Apple Pay comes to the UK - but will it change your life?

Dan Wagner
How will Apple Pay change your life? (Source: Getty)

Apple Pay has made its debut in the UK with a strangely secretive launch from a company known for its high profile events.

It’s a clever piece of technology that enables people to use the iPhone 6 and new Apple Watch in the same way as a contactless debit card, simply tapping it on an NFC-enabled terminal to complete a payment instantly.

Much like its eponymous watch, however, Apple now faces a challenge in convincing people that the smart tech will actually make a difference in their lives.

Apple Pay launched in the US back in October 2014, but after nine months the company is still struggling to get people on board - with some analysts estimating there to be less than two million regular users so far and almost two-thirds of the top 100 retailers stating they have no plans to support the service next year.

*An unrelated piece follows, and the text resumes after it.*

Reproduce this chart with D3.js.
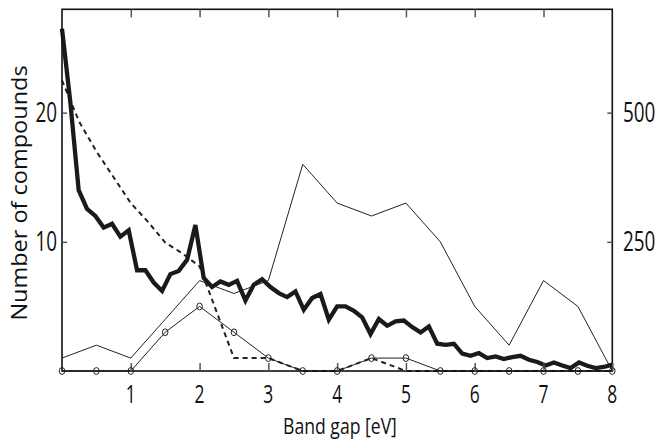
<!DOCTYPE html>
<html>
<head>
<meta charset="utf-8">
<script src="https://cdn.jsdelivr.net/npm/d3@7"></script>
<style>
  body { margin: 0; background: #fff; }
  text { font-family: "Open Sans", sans-serif; fill: #111; }
</style>
</head>
<body>
<div id="grafico"></div>
<script>
// 1. Datos leidos de la figura
// linea gruesa: 67 bins entre 0 y 8 eV
const binStep = 8 / 66;
const thickVals = [26.5, 20.8, 14.0, 12.55, 12.0, 11.1, 11.4, 10.4, 10.9, 7.8,
  7.8, 6.85, 6.2, 7.5, 7.75, 8.6, 11.3, 7.2, 6.5, 6.93,
  6.67, 6.98, 5.46, 6.67, 7.11, 6.5, 6.03, 5.72, 6.16, 4.74,
  5.65, 5.96, 3.97, 5.0, 5.0, 4.66, 4.15, 2.86, 4.02, 3.5,
  3.84, 3.91, 3.4, 2.99, 3.45, 2.11, 2.03, 2.11, 1.34, 1.18,
  1.39, 1.0, 1.13, 0.93, 1.08, 1.18, 0.87, 0.7, 0.43, 0.66,
  0.43, 0.23, 0.66, 0.41, 0.23, 0.31, 0.49];

// linea discontinua
const dashX    = [0, 0.25, 0.5, 0.75, 1, 1.25, 1.5, 1.75, 2, 2.5, 3, 3.5, 4, 4.5, 5, 5.5, 6, 6.5, 7, 7.5, 8];
const dashVals = [22.5, 19.3, 17.0, 15.0, 13.0, 11.55, 9.95, 9.1, 8.1, 1, 1, 0, 0, 1, 0, 0, 0, 0, 0, 0, 0];

// series cada 0.5 eV
const halfX      = [0, 0.5, 1, 1.5, 2, 2.5, 3, 3.5, 4, 4.5, 5, 5.5, 6, 6.5, 7, 7.5, 8];
const thinRight  = [25, 50, 25, 100, 175, 150, 175, 400, 325, 300, 325, 250, 125, 50, 175, 125, 0]; // eje derecho
const circleVals = [0, 0, 0, 3, 5, 3, 1, 0, 0, 1, 1, 0, 0, 0, 0, 0, 0];

const xTicks      = [1, 2, 3, 4, 5, 6, 7, 8];
const yTicksLeft  = [10, 20];
const yTicksRight = [250, 500];

// 2. Dimensiones
const W = 656, H = 441;
const plot = { left: 62, right: 612.3, top: 9.3, bottom: 371 };

const svg = d3.select("#grafico")
  .append("svg")
    .attr("width", W)
    .attr("height", H);

// 3. Escalas
const x = d3.scaleLinear().domain([0, 8]).range([plot.left, plot.right]);
const yL = d3.scaleLinear().domain([0, 28]).range([plot.bottom, plot.top]);
const yR = d3.scaleLinear().domain([0, 700]).range([plot.bottom, plot.top]);

// 4. Series
const thinLine = d3.line().x((d, i) => x(halfX[i])).y(d => yR(d));
svg.append("path")
   .datum(thinRight)
   .attr("fill", "none")
   .attr("stroke", "#222")
   .attr("stroke-width", 1)
   .attr("d", thinLine);

const circLine = d3.line().x((d, i) => x(halfX[i])).y(d => yL(d));
svg.append("path")
   .datum(circleVals)
   .attr("fill", "none")
   .attr("stroke", "#222")
   .attr("stroke-width", 1)
   .attr("d", circLine);

const dashLine = d3.line().x((d, i) => x(dashX[i])).y(d => yL(d));
svg.append("path")
   .datum(dashVals)
   .attr("fill", "none")
   .attr("stroke", "#222")
   .attr("stroke-width", 2)
   .attr("stroke-dasharray", "5,4")
   .attr("d", dashLine);

const thickLine = d3.line().x((d, i) => x(i * binStep)).y(d => yL(d));
svg.append("path")
   .datum(thickVals)
   .attr("fill", "none")
   .attr("stroke", "#1a1a1a")
   .attr("stroke-width", 4.3)
   .attr("stroke-linejoin", "miter")
   .attr("d", thickLine);

// 5. Marco y ejes (ticks hacia dentro)
const axisColor = "#111";
svg.append("rect")
   .attr("x", plot.left).attr("y", plot.top)
   .attr("width", plot.right - plot.left).attr("height", plot.bottom - plot.top)
   .attr("fill", "none").attr("stroke", axisColor).attr("stroke-width", 1.6);

const xAxisB = d3.axisBottom(x).tickValues(xTicks).tickSize(-8).tickFormat("");
svg.append("g").attr("transform", `translate(0,${plot.bottom})`).call(xAxisB);
const xAxisT = d3.axisTop(x).tickValues(xTicks.slice(0, 7)).tickSize(-8).tickFormat("");
svg.append("g").attr("transform", `translate(0,${plot.top})`).call(xAxisT);
const yAxisL = d3.axisLeft(yL).tickValues(yTicksLeft).tickSize(-5).tickFormat("");
svg.append("g").attr("transform", `translate(${plot.left},0)`).call(yAxisL);
const yAxisR = d3.axisRight(yR).tickValues(yTicksRight).tickSize(-5).tickFormat("");
svg.append("g").attr("transform", `translate(${plot.right},0)`).call(yAxisR);
svg.selectAll(".domain").remove();
svg.selectAll(".tick line").attr("stroke", "#555").attr("stroke-width", 1.5);

// marcadores circulares (encima)
svg.selectAll("ellipse.pt")
   .data(circleVals)
   .enter()
   .append("ellipse")
     .attr("class", "pt")
     .attr("cx", (d, i) => x(halfX[i]))
     .attr("cy", d => yL(d))
     .attr("rx", 2.8)
     .attr("ry", 3.4)
     .attr("fill", "none")
     .attr("stroke", "#222")
     .attr("stroke-width", 1);

// 6. Etiquetas (fuente estrecha: se comprime en horizontal)
const sx = 0.7;
xTicks.forEach(t => {
  svg.append("text")
     .attr("transform", `translate(${x(t)},403) scale(${sx},1)`)
     .attr("text-anchor", "middle")
     .attr("font-size", 25)
     .text(t);
});
yTicksLeft.forEach(t => {
  svg.append("text")
     .attr("transform", `translate(57,${yL(t) + 9.5}) scale(${sx},1)`)
     .attr("text-anchor", "end")
     .attr("font-size", 27)
     .text(t);
});
yTicksRight.forEach(t => {
  svg.append("text")
     .attr("transform", `translate(623,${yR(t) + 9.5}) scale(${sx},1)`)
     .attr("text-anchor", "start")
     .attr("font-size", 27)
     .text(t);
});

svg.append("text")
   .attr("transform", `translate(340,434) scale(0.8,1)`)
   .attr("text-anchor", "middle")
   .attr("font-size", 22)
   .text("Band gap [eV]");

svg.append("text")
   .attr("transform", `translate(27,193) scale(0.95,1) rotate(-90)`)
   .attr("text-anchor", "middle")
   .attr("font-size", 23.5)
   .text("Number of compounds");
</script>
</body>
</html>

Americans are partly held back by the fact that most retailers won’t have the NFC technology needed for contactless payments until later this year - not a problem here in the UK, where people used contactless to spend more than £2.32bn last year alone.

Brits are leading the charge in contactless cards, but Apple will have a tough time convincing people they should be particularly excited about using their phones instead.

Smartphones have become an essential piece of kit for daily life and are always close at hand, but the seconds saved by grabbing a phone instead of a wallet at the till is hardly going to transform anyone’s day. Most payment experiences, especially shopping, will likely see very little impact from Apple Pay.

The real attraction to mobile technology is the new level of freedom it brings, with more and more tasks now accessible anytime, anywhere. Apple and most other contenders in the field have taken a surprisingly blinkered view by limiting mobiles to being just another way of paying at the till after shuffling along in the same queues we always have.

Mobile offers the opportunity to completely change the way we do things. Why queue up to present your phone at a till when you could easily buy the product on the spot anywhere in the store - or passing by the window display, waiting for the bus, or literally anywhere else? Until this level of ubiquity and freedom becomes standard, mobile payments will remain a novelty for most people.

In the meantime though, Londoners can at least probably look forward to a smoother Tube journey as commuters whip out their phones instead of rummaging around for their perpetually misplaced Oysters or tickets.

In terms of what’s next for mobile commerce, well the future belongs to those companies that will actually change our day-to-day lives.